Много лет назад на этом самом месте старый Джолион, ожидая, когда Ирэн придет к нему по цветам лужайки, испустил последний вздох. По иронии судьбы его сын, сидя под тем же дубом, спрашивал себя, не лучше ли прямо теперь, раз уж все дела приведены в порядок, закрыть глаза и уплыть. Ему виделось что-то недостойное в том, чтобы паразитически цепляться за бездеятельную жизнь, которая близилась к завершению, заставляя его жалеть только о двух вещах: о долгом разладе с отцом в молодые годы и о позднем соединении с Ирэн.

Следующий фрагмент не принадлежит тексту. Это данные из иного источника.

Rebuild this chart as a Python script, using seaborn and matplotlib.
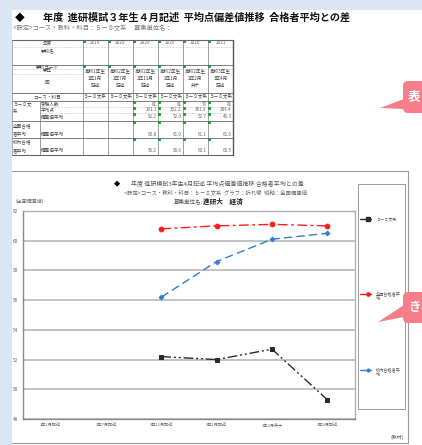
import numpy as np
import pandas as pd
import matplotlib
matplotlib.use("Agg")
import matplotlib.pyplot as plt
import seaborn as sns
from matplotlib.lines import Line2D
from matplotlib.patches import Rectangle, Polygon, FancyBboxPatch

# ---------------- data ----------------
categories = ["1年1月記述", "2年7月記述", "2年11月記述", "2年1月記述", "2年2月共テ", "3年4月記述"]
years = ["2019", "2020", "2020", "2020", "2020", "2021"]
grades = ["高校1年生", "高校2年生", "高校2年生", "高校2年生", "高校2年生", "高校3年生"]
exams = ["1年1月", "2年7月", "2年11月", "2年1月", "2年2月", "3年4月"]
kinds = ["記述", "記述", "記述", "記述", "共テ", "記述"]
course = "５－８文系"
examinees = [None, None, 81, 81, 79, 81]
avg_score = [None, None, 191.1, 302.2, 361.9, 284.4]
dev_self = [np.nan, np.nan, 52.2, 52.0, 52.7, 49.3]
dev_national = [np.nan, np.nan, 60.8, 61.0, 61.1, 61.0]
dev_school = [np.nan, np.nan, 56.2, 58.6, 60.1, 60.5]
series_names = ["５－８文系", "全国合格者平均", "校内合格者平均"]
y_ticks = [48, 50, 52, 54, 56, 58, 60, 62]

sns.set_style("white")
plt.rcParams["font.family"] = ["Noto Sans CJK JP", "DejaVu Sans"]

W, H = 422, 445
fig = plt.figure(figsize=(W / 100, H / 100), dpi=100)
fig.patch.set_facecolor("#d9e7f5")


def fx(x):
    return x / W


def fy(y):
    return 1 - y / H


def txt(x, y, s, size, ha="left", va="center", color="#444", weight="normal", **kw):
    fig.text(fx(x), fy(y), s, fontsize=size, ha=ha, va=va, color=color,
             fontweight=weight, **kw)


def hl(x1, x2, y, color="#777", lw=0.6, ls="-"):
    fig.add_artist(Line2D([fx(x1), fx(x2)], [fy(y), fy(y)], transform=fig.transFigure,
                          color=color, lw=lw, ls=ls))


def vl(x, y1, y2, color="#777", lw=0.6, ls="-"):
    fig.add_artist(Line2D([fx(x), fx(x)], [fy(y1), fy(y2)], transform=fig.transFigure,
                          color=color, lw=lw, ls=ls))


# white page
fig.add_artist(Rectangle((fx(11.5), 0), 1 - fx(11.5), fy(9.5), transform=fig.transFigure,
                         facecolor="white", edgecolor="none", zorder=0))

# ---------------- header ----------------
txt(15, 18, "◆", 7, color="black")
txt(43, 18, "年度  進研模試３年生４月記述  平均点偏差値推移  合格者平均との差", 7.3,
    color="#111", weight="bold")
txt(13, 28, "<設定>コース・教科・科目：５－８文系　 募集単位名：", 4.5, color="#777")

# ---------------- table ----------------
cx = [12, 40, 82.5, 107.5, 133, 158, 183, 208, 233]
tl, tr = 12, 233
fs = 3.3
hl(tl, tr, 39.5, "#666", 0.8)
hl(tl, tr, 47, "#999", 0.4, ":")
hl(tl, tr, 64.7, "#666", 0.6)
hl(tl, tr, 68.7, "#999", 0.4, ":")
hl(tl, cx[2], 74, "#999", 0.4, ":")
hl(tl, tr, 92.7, "#666", 0.6)
hl(tl, tr, 100.5, "#666", 0.6)
hl(cx[1], tr, 106.5, "#999", 0.4, ":")
hl(cx[1], tr, 113, "#999", 0.4, ":")
hl(tl, tr, 120.7, "#666", 0.6)
hl(tl, tr, 138.3, "#666", 0.6)
hl(tl, tr, 155, "#666", 0.8)
for x in cx[2:-1]:
    vl(x, 39.5, 155, "#777", 0.5)
vl(cx[1], 100.5, 155, "#777", 0.5)
vl(tr, 39.5, 155, "#555", 1.0)
vl(tl, 39.5, 155, "#888", 0.5)

lab_c = (cx[0] + cx[2]) / 2
txt(lab_c, 43, "年度", fs, ha="center")
txt(lab_c, 51, "学校名", fs, ha="center")
txt(lab_c, 66.7, "学校コード", fs, ha="center")
txt(lab_c, 71, "学年", fs, ha="center")
txt(lab_c, 82, "回", fs, ha="center")
txt(lab_c, 96.7, "コース・科目", fs, ha="center")
txt(13, 104, "５－８文", fs)
txt(13, 111.5, "系", fs)
txt(41, 104, "受験人数", fs)
txt(41, 109.8, "平均点", fs)
txt(41, 117, "偏差値平均", fs)
txt(13, 126, "全国合格", fs)
txt(13, 134, "者平均", fs)
txt(41, 134, "偏差値平均", fs)
txt(13, 142, "校内合格", fs)
txt(13, 150.5, "者平均", fs)
txt(41, 150.5, "偏差値平均", fs)

green = "#1f9a3c"
for j in range(6):
    x0, x1 = cx[2 + j], cx[3 + j]
    xc = (x0 + x1) / 2
    txt(xc, 43, years[j], fs, ha="center", color="#666")
    txt(xc, 71.3, grades[j], fs, ha="center")
    txt(xc, 78, exams[j], fs, ha="center")
    txt(xc, 85, kinds[j], fs, ha="center")
    txt(xc, 96.7, course, fs, ha="center")
    for gy in (40.6, 65.8):
        fig.add_artist(Line2D([fx(x0 + 1)], [fy(gy)], transform=fig.transFigure,
                              marker="s", ms=1.2, color=green, lw=0))
    if examinees[j] is not None:
        xr = x1 - 1.5
        txt(xr, 104, f"{examinees[j]}", fs, ha="right", color="#666")
        txt(xr, 109.8, f"{avg_score[j]:.1f}", fs, ha="right", color="#666")
        txt(xr, 117, f"{dev_self[j]:.1f}", fs, ha="right", color="#666")
        txt(xr, 134.5, f"{dev_national[j]:.1f}", fs, ha="right", color="#666")
        txt(xr, 151, f"{dev_school[j]:.1f}", fs, ha="right", color="#666")
        for gy in (101.6, 107.5, 114, 121.8, 139.4):
            fig.add_artist(Line2D([fx(x0 + 1)], [fy(gy)], transform=fig.transFigure,
                                  marker="s", ms=1.2, color=green, lw=0))

# ---------------- chart box ----------------
hl(12, 408, 171, "#999", 0.8)
hl(12, 408, 443, "#999", 0.8)
vl(408, 171, 443, "#999", 0.8)

txt(114, 184, "◆", 4.5, color="black")
txt(131, 184, "年度 進研模試3年生4月記述 平均点偏差値推移 合格者平均との差", 4.3, color="#555")
txt(216, 192.5, "<設定>コース・教科・科目：５－８文系  グラフ：折れ線  縦軸：全国偏差値", 3.9,
    ha="center", color="#666")
txt(203, 201, "募集単位名:", 4.0, ha="right", color="#555")
txt(203, 201, "進研大　経済", 4.8, color="#222", weight="bold")
txt(15, 201.5, "(全国偏差値)", 3.6, color="#666")

ax = fig.add_axes([fx(23), fy(419), (355 - 23) / W, (419 - 211) / H])
ax.set_facecolor("white")
xpos = np.arange(len(categories)) + 0.5
df = pd.DataFrame({"x": xpos, "self": dev_self, "national": dev_national, "school": dev_school})

styles = [
    ("self", "#2a2a2a", "s", 3.4, (7, 2, 1.5, 2, 1.5, 2)),
    ("national", "#ff1a1a", "o", 3.4, (7, 2.5, 2, 2.5)),
    ("school", "#2f7fd0", "D", 2.4, (6, 3)),
]
for col, color, mk, ms, dash in styles:
    sub = df.dropna(subset=[col])
    sns.lineplot(data=sub, x="x", y=col, ax=ax, color=color, marker=mk, markersize=ms,
                 markeredgecolor=color, linewidth=1.0, zorder=3)
    ax.lines[-1].set_dashes(dash)

ax.set_xlim(0, 6)
ax.set_ylim(48, 62)
ax.set_yticks(y_ticks)
ax.set_yticklabels([str(v) for v in y_ticks], fontsize=3.4, color="#666")
ax.set_xticks(xpos)
ax.set_xticklabels(categories, fontsize=3.0, color="#666")
ax.set_xticks([1, 2, 3, 4, 5], minor=True)
ax.tick_params(axis="y", length=0, pad=3.6)
ax.tick_params(axis="x", which="major", length=0, pad=2.5)
ax.tick_params(axis="x", which="minor", length=1.5, width=0.5, color="#888")
ax.set_xlabel("")
ax.set_ylabel("")
ax.yaxis.grid(True, color="#b8b8b8", lw=1.2)
ax.xaxis.grid(False)
ax.set_axisbelow(True)
for side in ["top", "right"]:
    ax.spines[side].set_color("#b0b0b0")
    ax.spines[side].set_linewidth(1.0)
for side in ["left", "bottom"]:
    ax.spines[side].set_color("#8a8a8a")
    ax.spines[side].set_linewidth(1.0)
leg = ax.get_legend()
if leg is not None:
    leg.remove()

# ---------------- legend ----------------
fig.add_artist(Rectangle((fx(358), fy(409)), (405 - 358) / W, (409 - 184) / H,
                         transform=fig.transFigure, facecolor="white", edgecolor="#999", lw=0.7))
leg_y = [219, 294, 370]
for (col, color, mk, ms, dash), ly in zip(styles, leg_y):
    fig.add_artist(Line2D([fx(360), fx(371)], [fy(ly), fy(ly)], transform=fig.transFigure,
                          color=color, lw=1.0))
    fig.add_artist(Line2D([fx(368)], [fy(ly)], transform=fig.transFigure,
                          color=color, marker=mk, ms=ms * 0.7, lw=0))
leg_lines = [["５－８文系"], ["全国合格者平", "均"], ["校内合格者平", "均"]]
for ly, parts in zip(leg_y, leg_lines):
    for k, p in enumerate(parts):
        txt(376, ly + k * 5.5, p, 3.0, color="#555")

txt(404, 437, "(教材)", 3.6, ha="right", color="#666")

# ---------------- callouts ----------------
pink = "#f77d8a"
for (by0, by1, tip, b0, b1, s) in [(81, 113, (380, 108), 99, 109, "表"),
                                     (292, 323, (378, 322), 305, 317, "き")]:
    fig.add_artist(FancyBboxPatch((fx(403), fy(by1)), (30) / W, (by1 - by0) / H,
                                  boxstyle="round,pad=0,rounding_size=0.012",
                                  transform=fig.transFigure, facecolor=pink,
                                  edgecolor="none", zorder=5))
    fig.add_artist(Polygon([[fx(404), fy(b0)], [fx(tip[0]), fy(tip[1])], [fx(404), fy(b1)]],
                           closed=True, transform=fig.transFigure, facecolor=pink,
                           edgecolor="none", zorder=5))
    fig.text(fx(408), fy((by0 + by1) / 2), s, fontsize=9, color="white",
             fontweight="bold", ha="left", va="center", zorder=6)

fig.savefig("out.png", dpi=100, facecolor=fig.get_facecolor())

Вдалеке виднелся островок цветущих яблонь. Ничто в природе так не трогало Джолиона, как плодовые деревья в цвету. Его сердце болезненно заныло при мысли о том, что следующего мая он может и не увидеть. Весна! Нет, ни один человек не должен умирать, если душой он еще достаточно молод, чтобы любить красоту! В зарослях кустарника беспечно заливались дрозды, высоко в небе носились ласточки, над головой, поблескивая, шелестела крона дуба. За полями ранняя листва, отполированная умеренным солнцем, переливалась всеми возможными оттенками зеленого, переходя у самого горизонта в полоску дымчатого голубого. Каждый цветок на узкой клумбе Ирэн удивлял неповторимостью своего вида, каждый по-своему утверждал, что жизнь прекрасна. Никто, кроме китайских и японских художников, да, пожалуй, еще Леонардо, не умеет поймать то поразительное маленькое эго, которое заключает в себе растение, птица или зверь. Эго, сочетаемое с верностью виду и с ощущением единства всего живого. Джолион тоже этого не умел. «Я не сделал в живописи ничего такого, что будет жить после меня, – думал он. – Я дилетант. Я любитель, а не творец. Хорошо, что хоть Джона я оставляю на этой земле». Какое счастье, что мальчика не поглотила ужасная война! Он запросто мог погибнуть, как бедный Джолли двадцать лет назад там, в Трансваале. Однажды из Джона что-нибудь выйдет, если время не испортит его. Воображение у парня богатое! А затея с фермерством – просто сентиментальный порыв, который, наверное, скоро пройдет.
Как раз в этот момент Джолион увидел их: Ирэн и мальчика. Они шли рука об руку по полю от станции. Поднявшись, Джолион неторопливо зашагал через новый розовый садик им навстречу…
Поздно вечером Ирэн пришла к нему в комнату, села у окна и некоторое время молчала, пока он не спросил:
– Что такое, любовь моя?
– Сегодня мы кое-кого встретили.
– Кого же?
– Сомса.
На протяжении последних двух лет Джолион старался не вспоминать этого имени, чтобы не повредить своему здоровью. И не зря: сейчас его сердце пугающе шевельнулось, будто соскользнуло в груди куда-то вбок.
Ирэн тихо продолжила:
– Он был с дочерью в галерее, а потом и в кондитерской, где мы пили чай.
Джолион подошел и обнял ее за плечи.
– Каков он теперь?
– Поседел, а в остальном почти не изменился.
– А дочка?
– Миловидная. Джону, по крайней мере, так показалось.
Сердце Джолиона опять прыгнуло в сторону. Ирэн глядела напряженно и растерянно.
– Вы не… – начал он.
– Нет, но Джон узнал их фамилию, когда поднял платок, который девушка уронила.
Джолион сел на кровать. Незадача!
– С вами была Джун. Она не выкинула чего-нибудь?